We Answered:It's very difficult to find work if you don't speak (and more importantly, understand) Norwegian. This is especially true if you're looking for part-time unskilled jobs that students usually want. Even though most Norwegians speak excellent English, the working language is usually Norwegian (except in some fields like science and engineering). Older people and other immigrants (that could be your co-workers) may not speak English at all. In jobs with public contact, Norwegian is always a requirement.
You should also be aware that some of the dialects in Norway (including the one spoken in Trondheim) probably don't sound much like the Norwegian you're learning from Pimsleur. I spoke fluent Swedish when moving here and had no trouble understanding the Oslo dialect (the one you hear most often). But Bergen was a bit of a shock, I only understood maybe 50%. The dialects are much more difficult for people that aren't native speakers of a Scandinavian language. It might help to listen to radio from Trondheim:
On the plus side, once you speak Norwegian, Danish and Swedish are pretty easy to understand.
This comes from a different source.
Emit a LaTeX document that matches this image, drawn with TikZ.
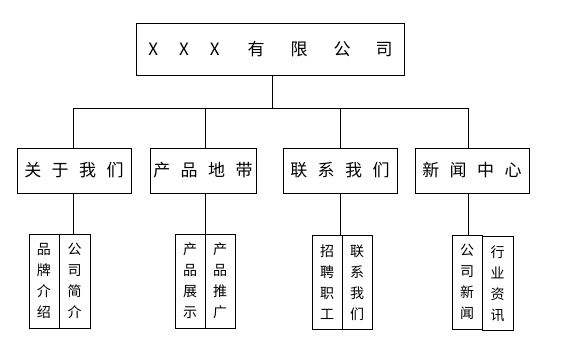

There's a chance of getting work through contacts, especially if you have certification in something. You don't mention what your wife does, so it's hard to make recommendations. Make sure you get papers from all your previous jobs that state how long you worked there and what your duties were, along with a reference contact. Jobs always ask for these papers. Get help writing a CV in Norwegian, as that will help you at least get interviews. And learn as much Norwegian as possible before you go. My British boyfriend was able to get restaurant work with slightly above basic Norwegian (he spent a year exchange here awhile back) and a CV in Norwegian. To teach English here, you need a degree in education.